## Directive
Copy all lines in which the word "script" can be found.
** Begin Data rows **
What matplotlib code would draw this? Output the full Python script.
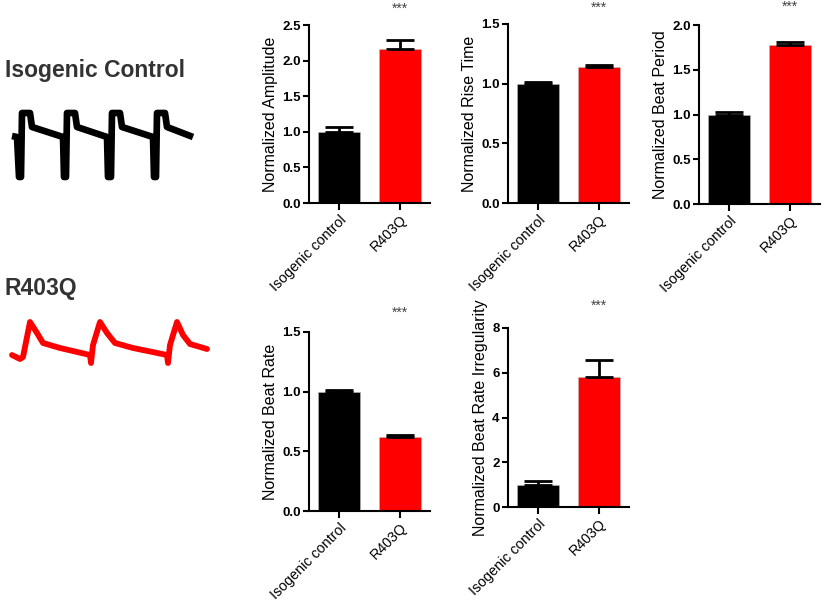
import matplotlib
matplotlib.use("Agg")
import matplotlib.pyplot as plt

plt.rcParams['font.family'] = ['Liberation Sans', 'DejaVu Sans']

# ---------------- data ----------------
groups = ["Isogenic control", "R403Q"]
bar_colors = ["#000000", "#ff0000"]

amplitude_mean = [1.00, 2.16]
amplitude_err = [0.07, 0.13]
rise_mean = [1.00, 1.14]
rise_err = [0.01, 0.015]
period_mean = [1.00, 1.78]
period_err = [0.03, 0.03]
rate_mean = [1.00, 0.62]
rate_err = [0.01, 0.015]
irreg_mean = [1.00, 5.80]
irreg_err = [0.15, 0.75]

significance = "***"

# illustrative traces (image pixel coordinates)
ctrl_trace_x = [12, 17, 19, 21, 22, 30, 32, 63, 64, 66, 67, 75, 77, 107, 108, 111,
                112, 120, 122, 153, 154, 156, 157, 165, 167, 193]
ctrl_trace_y = [136, 137, 177, 177, 113, 113, 127, 137, 177, 177, 113, 113, 127, 137, 177, 177,
                113, 113, 127, 137, 177, 177, 113, 113, 127, 137]
r403q_trace_x = [12, 20, 23, 26, 30, 37, 43, 60, 90, 91, 93, 100, 107, 115, 133, 167,
                 168, 170, 177, 183, 190, 207]
r403q_trace_y = [355, 359, 357, 342, 322, 333, 343, 348, 355, 363, 345, 322, 333, 343, 348, 355,
                 363, 345, 322, 335, 344, 349]

panels = [
    # (mean, err, ylabel, ymax, yticks, fmt, rect, star offset pt)
    (amplitude_mean, amplitude_err, "Normalized Amplitude", 2.5, [0, 0.5, 1.0, 1.5, 2.0, 2.5], "{:.1f}",
     [309, 25, 121, 178], 12),
    (rise_mean, rise_err, "Normalized Rise Time", 1.5, [0, 0.5, 1.0, 1.5], "{:.1f}",
     [508, 24, 121, 179], 12),
    (period_mean, period_err, "Normalized Beat Period", 2.0, [0, 0.5, 1.0, 1.5, 2.0], "{:.1f}",
     [699, 25, 121, 179], 13),
    (rate_mean, rate_err, "Normalized Beat Rate", 1.5, [0, 0.5, 1.0, 1.5], "{:.1f}",
     [309, 332, 121, 179], 14),
    (irreg_mean, irreg_err, "Normalized Beat Rate Irregularity", 8, [0, 2, 4, 6, 8], "{:.0f}",
     [508, 328, 121, 179], 16),
]

W, H = 825, 606
fig = plt.figure(figsize=(W / 100, H / 100), dpi=100)

# left illustration
bg = fig.add_axes([0, 0, 1, 1])
bg.set_xlim(0, W)
bg.set_ylim(H, 0)
bg.axis("off")
bg.plot(ctrl_trace_x, ctrl_trace_y, color="black", lw=4.8, solid_joinstyle="round", solid_capstyle="butt")
bg.plot(r403q_trace_x, r403q_trace_y, color="#ff0000", lw=4.2, solid_joinstyle="round", solid_capstyle="round")
bg.text(5, 77, "Isogenic Control", fontsize=16.5, fontweight="heavy", color="#333333", va="baseline", ha="left")
bg.text(5, 295, "R403Q", fontsize=16.5, fontweight="heavy", color="#333333", va="baseline", ha="left")

xpos = [0, 1]
for mean, err, ylabel, ymax, yticks, fmt, (l, t, w, h), soff in panels:
    ax = fig.add_axes([l / W, 1 - (t + h) / H, w / W, h / H])
    ax.bar(xpos, mean, width=0.7, color=bar_colors, edgecolor="#bbbbbb", linewidth=0.4, zorder=2)
    ax.errorbar(xpos, mean, yerr=[[0, 0], err], fmt="none", ecolor="black", elinewidth=2.0,
                capsize=10, capthick=2.0, zorder=3)
    ax.set_xlim(-0.5, 1.5)
    ax.set_ylim(0, ymax)
    ax.set_yticks(yticks)
    ax.set_yticklabels([fmt.format(v) for v in yticks], fontsize=9.5, fontweight="bold")
    ax.set_xticks(xpos)
    ax.set_xticklabels(groups, rotation=45, ha="right", rotation_mode="anchor", fontsize=10.3)
    ax.set_ylabel(ylabel, fontsize=11.5, labelpad=3)
    for s in ["top", "right"]:
        ax.spines[s].set_visible(False)
    for s in ["left", "bottom"]:
        ax.spines[s].set_linewidth(1.5)
    ax.tick_params(axis="both", direction="out", width=1.5, length=4, pad=2)
    ax.tick_params(axis="x", length=5, pad=2)
    ax.annotate(significance, xy=(1, 1), xycoords=("data", "axes fraction"), xytext=(0, soff),
                textcoords="offset points", ha="center", va="center", fontsize=10, color="#444444")

fig.savefig("out.png", dpi=100)
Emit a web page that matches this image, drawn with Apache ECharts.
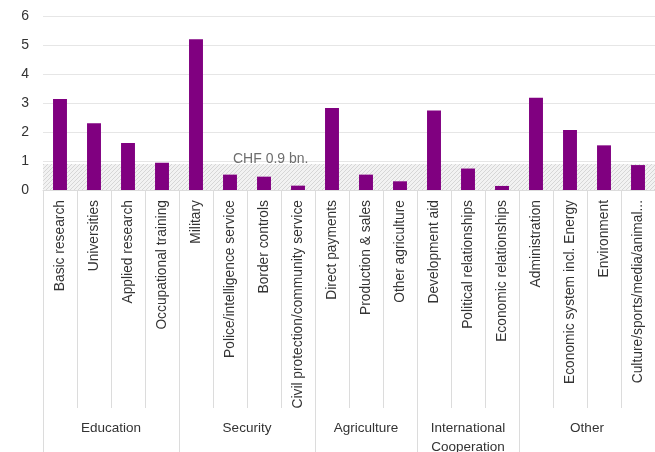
<!DOCTYPE html>
<html>
<head>
<meta charset="utf-8">
<script src="https://cdn.jsdelivr.net/npm/echarts@6/dist/echarts.min.js"></script>
<style>
  html, body { margin: 0; padding: 0; background: #fff; }
  #chart { width: 655px; height: 452px; }
</style>
</head>
<body>
<div id="chart"></div>
<script>
// Federal spending by task area (CHF bn.)
const categories = [
  'Basic research', 'Universities', 'Applied research', 'Occupational training',
  'Military', 'Police/intelligence service', 'Border controls', 'Civil protection/community service',
  'Direct payments', 'Production & sales', 'Other agriculture',
  'Development aid', 'Political relationships', 'Economic relationships',
  'Administration', 'Economic system incl. Energy', 'Environment', 'Culture/sports/media/animal...'
];
const values = [
  3.14, 2.30, 1.62, 0.94,
  5.20, 0.53, 0.46, 0.15,
  2.83, 0.53, 0.30,
  2.74, 0.74, 0.14,
  3.18, 2.07, 1.54, 0.86
];
const groups = ['Education', 'Security', 'Agriculture', 'International\nCooperation', 'Other'];
const groupSizes = [4, 4, 3, 3, 4];
const yTicks = [0, 1, 2, 3, 4, 5, 6];
const bandValue = 0.9;
const bandLabel = 'CHF 0.9 bn.';

// group boundaries and centres on a 0..N scale
const boundaries = [0];
const centres = [];
groupSizes.forEach(function (n) {
  const start = boundaries[boundaries.length - 1];
  centres.push(start + n / 2);
  boundaries.push(start + n);
});

// diagonal hatch for the reference band
const hatch = document.createElement('canvas');
hatch.width = 4; hatch.height = 4;
(function () {
  const c = hatch.getContext('2d');
  c.fillStyle = '#f2f2f2';
  c.fillRect(0, 0, 4, 4);
  c.strokeStyle = '#d6d6d6';
  c.lineWidth = 1;
  c.beginPath();
  c.moveTo(0, 4); c.lineTo(4, 0);
  c.moveTo(-1, 1); c.lineTo(1, -1);
  c.moveTo(3, 5); c.lineTo(5, 3);
  c.stroke();
})();

const font = '"Liberation Sans", Arial, Helvetica, sans-serif';
const chart = echarts.init(document.getElementById('chart'));

chart.setOption({
  animation: false,
  textStyle: { fontFamily: font },
  grid: {
    left: 43, right: 0, top: 16, bottom: 262,
    containLabel: false, outerBoundsMode: 'none'
  },
  xAxis: [
    {
      type: 'category',
      data: categories,
      boundaryGap: true,
      axisLine: { show: true, lineStyle: { color: '#dcdcdc', width: 1 } },
      axisTick: { show: true, interval: 0, length: 218, lineStyle: { color: '#dcdcdc' } },
      axisLabel: {
        interval: 0, rotate: 90, margin: 10,
        fontSize: 13.8, color: '#333', fontFamily: font
      },
      splitLine: { show: false }
    },
    {
      type: 'value',
      min: 0,
      max: categories.length,
      position: 'bottom',
      offset: 218,
      axisLine: { show: false },
      splitLine: { show: false },
      axisTick: {
        show: true, length: 44, customValues: boundaries,
        lineStyle: { color: '#dcdcdc' }
      },
      axisLabel: {
        show: true, customValues: centres, margin: 11,
        fontSize: 13.5, lineHeight: 19, color: '#333', fontFamily: font,
        formatter: function (v) {
          const i = centres.indexOf(v);
          return i >= 0 ? groups[i] : '';
        }
      }
    }
  ],
  yAxis: {
    type: 'value',
    min: yTicks[0],
    max: yTicks[yTicks.length - 1],
    interval: 1,
    axisLine: { show: false },
    axisTick: { show: false },
    axisLabel: { fontSize: 14, color: '#333', margin: 14, fontFamily: font },
    splitLine: { lineStyle: { color: '#e6e6e6', width: 1 } }
  },
  series: [
    {
      type: 'bar',
      xAxisIndex: 0,
      data: values,
      barWidth: '41%',
      itemStyle: { color: '#800080' },
      markArea: {
        silent: true,
        itemStyle: { color: { image: hatch, repeat: 'repeat' } },
        label: {
          show: true,
          position: [190, -12],
          formatter: bandLabel,
          fontSize: 14,
          color: '#6e6e6e',
          fontFamily: font
        },
        data: [[{ yAxis: 0, x: 43 }, { yAxis: bandValue, x: 655 }]]
      }
    }
  ]
});
</script>
</body>
</html>
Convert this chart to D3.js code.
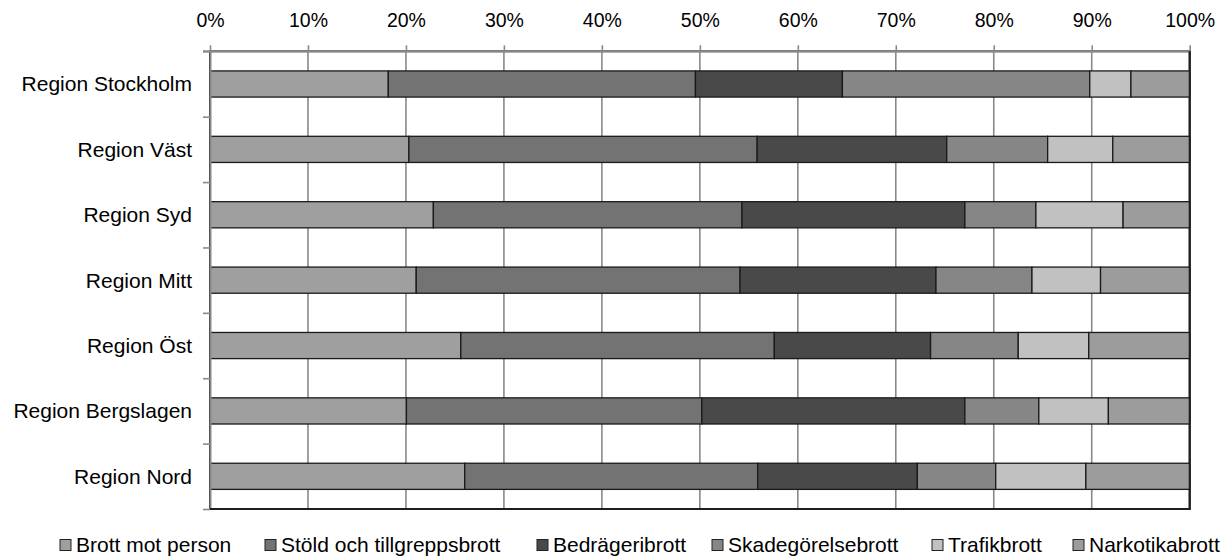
<!DOCTYPE html>
<html>
<head>
<meta charset="utf-8">
<script src="https://cdn.jsdelivr.net/npm/d3@7"></script>
<style>
  body { margin: 0; background: #fff; }
  svg { display: block; font-family: Arial, "Liberation Sans", sans-serif; }
</style>
</head>
<body>
<div class="chart"></div>
<script>
const width = 1225;
const height = 558;
const margin = { top: 51.3, right: 35, bottom: 49, left: 210 };

// regions, top to bottom
const regions = ["Region Stockholm", "Region Väst", "Region Syd", "Region Mitt", "Region Öst", "Region Bergslagen", "Region Nord"];
const seriesNames = ["Brott mot person", "Stöld och tillgreppsbrott", "Bedrägeribrott", "Skadegörelsebrott", "Trafikbrott", "Narkotikabrott"];
const seriesColors = ["#9f9f9f", "#737373", "#494949", "#868686", "#c1c1c1", "#9c9c9c"];

// share in percent, one array per series, same order as regions
const brottMotPerson = [18.2, 20.3, 22.8, 21.05, 25.6, 20.05, 26.0];
const stold = [31.35, 35.55, 31.5, 33.05, 32.0, 30.15, 29.9];
const bedrageri = [15.0, 19.35, 22.75, 20.0, 15.95, 26.85, 16.3];
const skadegorelse = [25.25, 10.3, 7.25, 9.8, 8.95, 7.55, 8.0];
const trafik = [4.2, 6.65, 8.9, 7.0, 7.2, 7.1, 9.2];
const narkotika = [6.0, 7.85, 6.8, 9.1, 10.3, 8.3, 10.6];

const tickValues = [0, 0.1, 0.2, 0.3, 0.4, 0.5, 0.6, 0.7, 0.8, 0.9, 1];

const seriesValues = [brottMotPerson, stold, bedrageri, skadegorelse, trafik, narkotika];
const rows = regions.map((r, i) => {
  const row = { region: r };
  seriesNames.forEach((s, j) => row[s] = seriesValues[j][i]);
  return row;
});

const stack = d3.stack().keys(seriesNames).offset(d3.stackOffsetExpand);
const stacked = stack(rows);

const svg = d3.select(".chart")
  .append("svg")
  .attr("width", width)
  .attr("height", height);

const x = d3.scaleLinear()
  .domain([0, 1])
  .range([margin.left, width - margin.right - 0.3]);

const y = d3.scaleBand()
  .domain(regions)
  .range([margin.top, height - margin.bottom])
  .paddingInner(0.6)
  .paddingOuter(0.3);

const yEdge = d3.scaleLinear()
  .domain([0, regions.length])
  .range([margin.top, height - margin.bottom]);

// plot area border
svg.append("rect")
  .attr("x", x(0))
  .attr("y", margin.top)
  .attr("width", x(1) - x(0))
  .attr("height", height - margin.bottom - margin.top)
  .attr("fill", "white")
  .attr("stroke", "#1e1e1e")
  .attr("stroke-width", 2);

// vertical gridlines
svg.append("g")
  .selectAll("line")
  .data(tickValues.slice(1, -1))
  .enter()
  .append("line")
  .attr("x1", d => x(d))
  .attr("x2", d => x(d))
  .attr("y1", margin.top)
  .attr("y2", height - margin.bottom)
  .attr("stroke", "#898989")
  .attr("stroke-width", 1.6);

// bars
const layers = svg.append("g")
  .selectAll("g")
  .data(stacked)
  .enter()
  .append("g")
  .attr("fill", (d, i) => seriesColors[i]);

layers.selectAll("rect")
  .data(d => d)
  .enter()
  .append("rect")
  .attr("x", d => x(d[0]))
  .attr("width", d => x(d[1]) - x(d[0]))
  .attr("y", d => y(d.data.region))
  .attr("height", y.bandwidth())
  .attr("stroke", "#1a1a1a")
  .attr("stroke-width", 1.3);

// top axis
const xAxis = d3.axisTop(x)
  .tickValues(tickValues)
  .tickFormat(d3.format(".0%"))
  .tickSize(6)
  .tickPadding(18);

const gx = svg.append("g")
  .attr("transform", `translate(0, ${margin.top})`)
  .call(xAxis);
gx.select(".domain").attr("stroke", "#898989").attr("stroke-width", 2)
  .attr("d", `M${x(0) - 7},0H${x(1)}`);
gx.selectAll(".tick line").attr("stroke", "#898989").attr("stroke-width", 1.6);
gx.selectAll(".tick text")
  .attr("fill", "#000")
  .attr("font-size", 19.5)
  .attr("font-family", "Arial, 'Liberation Sans', sans-serif");

// left axis with ticks between categories
const yAxis = d3.axisLeft(yEdge)
  .tickValues(d3.range(regions.length + 1))
  .tickFormat("")
  .tickSize(7)
  .tickSizeOuter(0);

const gy = svg.append("g")
  .attr("transform", `translate(${x(0)}, 0)`)
  .call(yAxis);
gy.select(".domain").attr("stroke", "#898989").attr("stroke-width", 2);
gy.selectAll(".tick line").attr("stroke", "#898989").attr("stroke-width", 1.6);

// category labels
svg.append("g")
  .selectAll("text")
  .data(regions)
  .enter()
  .append("text")
  .attr("x", x(0) - 18)
  .attr("y", d => y(d) + y.bandwidth() / 2)
  .attr("dy", "0.35em")
  .attr("text-anchor", "end")
  .attr("font-size", 21)
  .text(d => d);

// redraw bottom/right border over gridlines
svg.append("path")
  .attr("d", `M${x(0)},${height - margin.bottom}H${x(1)}V${margin.top}`)
  .attr("fill", "none")
  .attr("stroke", "#1e1e1e")
  .attr("stroke-width", 2);

// legend
const legendX = [60, 265, 537, 712, 932, 1073];
const legend = svg.append("g")
  .attr("transform", "translate(0, 545)");

const items = legend.selectAll("g")
  .data(seriesNames)
  .enter()
  .append("g")
  .attr("transform", (d, i) => `translate(${legendX[i]}, 0)`);

items.append("rect")
  .attr("x", 0)
  .attr("y", -5.5)
  .attr("width", 11)
  .attr("height", 11)
  .attr("fill", (d, i) => seriesColors[i])
  .attr("stroke", "#222")
  .attr("stroke-width", 1);

items.append("text")
  .attr("x", 16)
  .attr("y", 0)
  .attr("dy", "0.35em")
  .attr("font-size", 21)
  .text(d => d);
</script>
</body>
</html>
** End Data rows **
## Response
What matplotlib code would draw this? Output the full Python script.
<script src="https://cdn.jsdelivr.net/npm/echarts@6/dist/echarts.min.js"></script>
<script>
</script>
<script src="https://cdn.jsdelivr.net/npm/d3@7"></script>
<script>
</script>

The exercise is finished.